At last the adrenaline wore off, and the excitement of the moment drifted away like smoke up the chimney. Heidi was completely passed out in a privileged spot on the couch, covered by a blanket. Marge was curled up next to her, stoned as a rock. Otter chattered excitedly on the phone with Rabbit, recounting all his heroic adventures with the raccoon, which by now was as big as a bear. It sounded like a reconciliation might be happening, as they gossiped like old friends. The spectators were still passing Otter’s pipe around, nestled snugly in their little pink diner booth before a crackling fire, celebrating the fullness and diversity of life in the solemn medicine wheel of shared drama.
Sadly, Heidi never recovered from the shock. The morning after her wound was stitched up, she was listless and cold, so Marge finally relented and took her to see the veterinarian associated with the pet store. Dr. Killdeer had an unfortunate name for a vet, but he was incredibly knowledgeable, and a proficient healer of more animals than any one being should be responsible for. He inspected her wound, and complimented Marge on her stitching job. He grew concerned when he listened with a stethoscope, and ushered everyone out of the room except his assistant. It seemed as though hours passed, as they waited outside in their cars, or in the tiny waiting room. Sadly, despite the medical team’s best efforts, the trauma proved too much for the gentle old dog, and she passed away before midnight. Her human friends and family all sat, stunned. Marty couldn’t believe she was gone.
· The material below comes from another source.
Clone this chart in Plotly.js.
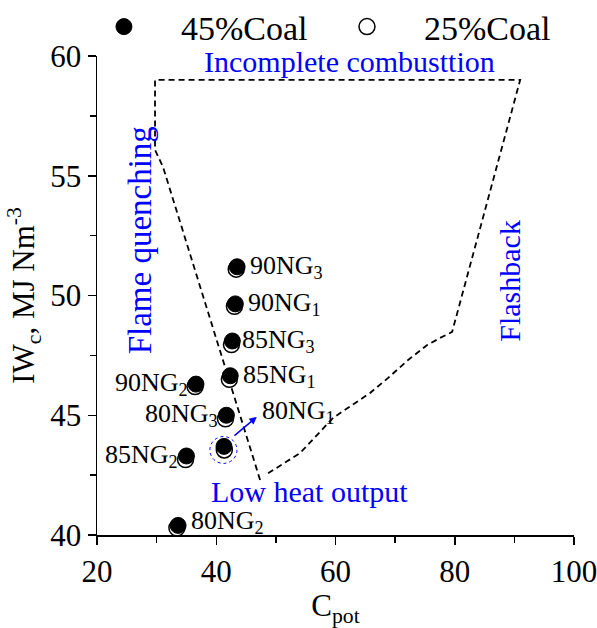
<!DOCTYPE html>
<html>
<head>
<meta charset="utf-8">
<script src="https://cdn.plot.ly/plotly-3.0.1.min.js"></script>
<style>html,body{margin:0;padding:0;background:#fff;}#chart{width:597px;height:628px;}</style>
</head>
<body>
<div id="chart"></div>
<script>
// ---- data ----
const pointNames = ["90NG<sub>3</sub>","90NG<sub>1</sub>","85NG<sub>3</sub>","85NG<sub>1</sub>","90NG<sub>2</sub>","80NG<sub>3</sub>","80NG<sub>1</sub>","85NG<sub>2</sub>","80NG<sub>2</sub>"];
const coal45X = [43.5, 43.2, 42.7, 42.35, 36.6, 41.7, 41.3, 35.0, 33.6];
const coal45Y = [51.2, 49.65, 48.1, 46.65, 46.3, 45.0, 43.7, 43.3, 40.4];
const coal25X = [43.35, 43.05, 42.55, 42.2, 36.45, 41.55, 41.35, 34.85, 33.4];
const coal25Y = [51.1, 49.55, 47.95, 46.5, 46.2, 44.85, 43.55, 43.15, 40.3];
const labelSide = ["right","right","right","right","left","left","arrow","left","right"];

// operating-window boundary (dashed)
const boundX = [47.35, 31.07, 29.73, 29.73, 90.97, 90.6, 79.56, 77.55, 75.37, 72.18, 68.83, 65.8, 59.6, 54.06, 48.19];
const boundY = [42.3, 55.37, 56.08, 59.0, 59.0, 58.66, 48.48, 48.23, 47.93, 47.31, 46.56, 45.93, 44.89, 43.42, 42.5];

// region labels
const regionText = ["Incomplete combusttion","Low heat output","Flame quenching","Flashback"];
const regionX = [62.3, 55.7, 27.2, 89.2];
const regionY = [59.75, 41.8, 52.3, 50.6];
const regionAngle = [0, 0, -90, -90];
const regionSize = [30, 30, 33, 30];

// highlight circle & arrow for 80NG1
const highlightCenter = [41.2, 43.55];
const highlightRadius = [2.27, 0.56];
const arrowTail = [42.8, 44.1];
const arrowTip = [46.8, 44.93];

const FONT = 'Liberation Serif, Times New Roman, serif';

const traces = [
  {x: boundX, y: boundY, mode: 'lines', line: {color: '#000', width: 1.8, dash: '6px,4px'}, showlegend: false, hoverinfo: 'skip'},
  {x: coal25X, y: coal25Y, mode: 'markers', name: '25%Coal', legend: 'legend2',
   marker: {symbol: 'circle', size: 16, color: '#fff', line: {color: '#000', width: 1.5}}},
  {x: coal45X, y: coal45Y, mode: 'markers', name: '45%Coal', legend: 'legend',
   marker: {symbol: 'circle', size: 16, color: '#000', line: {color: '#000', width: 1}}}
];

const annotations = [];
pointNames.forEach((n, i) => {
  const side = labelSide[i];
  if (side === 'arrow') {
    annotations.push({x: arrowTip[0], y: arrowTip[1], text: n, showarrow: false, xanchor: 'left', yanchor: 'middle', xshift: 3, yshift: 5,
      font: {family: FONT, size: 26, color: '#000'}});
  } else {
    annotations.push({x: coal45X[i], y: coal45Y[i], text: n, showarrow: false,
      xanchor: side === 'right' ? 'left' : 'right', yanchor: 'middle',
      xshift: side === 'right' ? (i === 2 ? 8 : 11) : -6, yshift: i === 8 ? 3 : 0,
      font: {family: FONT, size: 26, color: '#000'}});
  }
});
regionText.forEach((t, i) => {
  annotations.push({x: regionX[i], y: regionY[i], text: t, showarrow: false, textangle: regionAngle[i],
    xanchor: 'center', yanchor: 'middle', font: {family: FONT, size: regionSize[i], color: '#0000ff'}});
});
annotations.push({x: arrowTip[0], y: arrowTip[1], ax: arrowTail[0], ay: arrowTail[1], axref: 'x', ayref: 'y', xref: 'x', yref: 'y',
  text: '', showarrow: true, arrowhead: 2, arrowsize: 1, arrowwidth: 1.5, arrowcolor: '#0000ff'});

const legendCommon = {orientation: 'h', yanchor: 'middle', y: 1.0605, xanchor: 'left', itemwidth: 104,
  font: {family: FONT, size: 34, color: '#000'}, bgcolor: 'rgba(0,0,0,0)', borderwidth: 0};

const layout = {
  width: 597, height: 628,
  margin: {l: 97, r: 23, t: 56, b: 93, autoexpand: false},
  paper_bgcolor: '#fff', plot_bgcolor: '#fff',
  font: {family: FONT, size: 31, color: '#000'},
  showlegend: true,
  legend: Object.assign({}, legendCommon, {x: -0.063}),
  legend2: Object.assign({}, legendCommon, {x: 0.4465}),
  xaxis: {range: [20, 100], tickvals: [20, 40, 60, 80, 100], ticks: 'outside', ticklen: 8, tickwidth: 1.5, tickcolor: '#000',
    minor: {tickvals: [30, 50, 70, 90], ticks: 'outside', ticklen: 6, tickwidth: 1.5, tickcolor: '#000'},
    showline: true, linecolor: '#000', linewidth: 1.5, showgrid: false, zeroline: false,
    ticklabeloverflow: 'allow',
    tickfont: {family: FONT, size: 31, color: '#000'},
    title: {text: 'C<sub>pot</sub>', font: {family: FONT, size: 31, color: '#000'}, standoff: 6}},
  yaxis: {range: [40, 60], tickvals: [40, 45, 50, 55, 60], ticks: 'outside', ticklen: 8, tickwidth: 1.5, tickcolor: '#000',
    minor: {tickvals: [42.5, 47.5, 52.5, 57.5], ticks: 'outside', ticklen: 6, tickwidth: 1.5, tickcolor: '#000'},
    showline: true, linecolor: '#000', linewidth: 1.5, showgrid: false, zeroline: false,
    ticklabeloverflow: 'allow',
    tickfont: {family: FONT, size: 31, color: '#000'},
    title: {text: 'IW<sub>c</sub>, MJ Nm<sup>-3</sup>', font: {family: FONT, size: 31, color: '#000'}, standoff: 6}},
  shapes: [{type: 'circle', xref: 'x', yref: 'y',
    x0: highlightCenter[0] - highlightRadius[0], x1: highlightCenter[0] + highlightRadius[0],
    y0: highlightCenter[1] - highlightRadius[1], y1: highlightCenter[1] + highlightRadius[1],
    line: {color: '#0000ff', width: 1, dash: 'dot'}}],
  annotations: annotations
};

Plotly.newPlot('chart', traces, layout, {displayModeBar: false, staticPlot: true});
</script>
</body>
</html>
He used to take her for walks when she was just a puppy… They glumly took her body home, and the next day, Otter dug a grave for her in the very spot where the raccoon had attacked. Poor Heidi only lasted a couple of days in the “wild outdoors,” away from the suburban comforts to which she had grown accustomed. Sadly, they could not save their “berrier,” and so they “buried her.” Aside from the inconsolable sorrow of losing a sibling of a different species, from Marty’s point of view, the worst thing about the entire episode was that his budding cartoonist’s brain was developing an annoying penchant for stupid puns.
Otter, who had a talent for saying the right thing in a difficult moment, told a sad story about his own companion, Rosco, who had been run over by a logging truck last year. Remembering his old buddy, he removed his battered cowboy hat and bowed his head to say goodbye to the spirit of the White family’s longtime pet. “Humans don’t deserve dogs. They just come and show us the way.”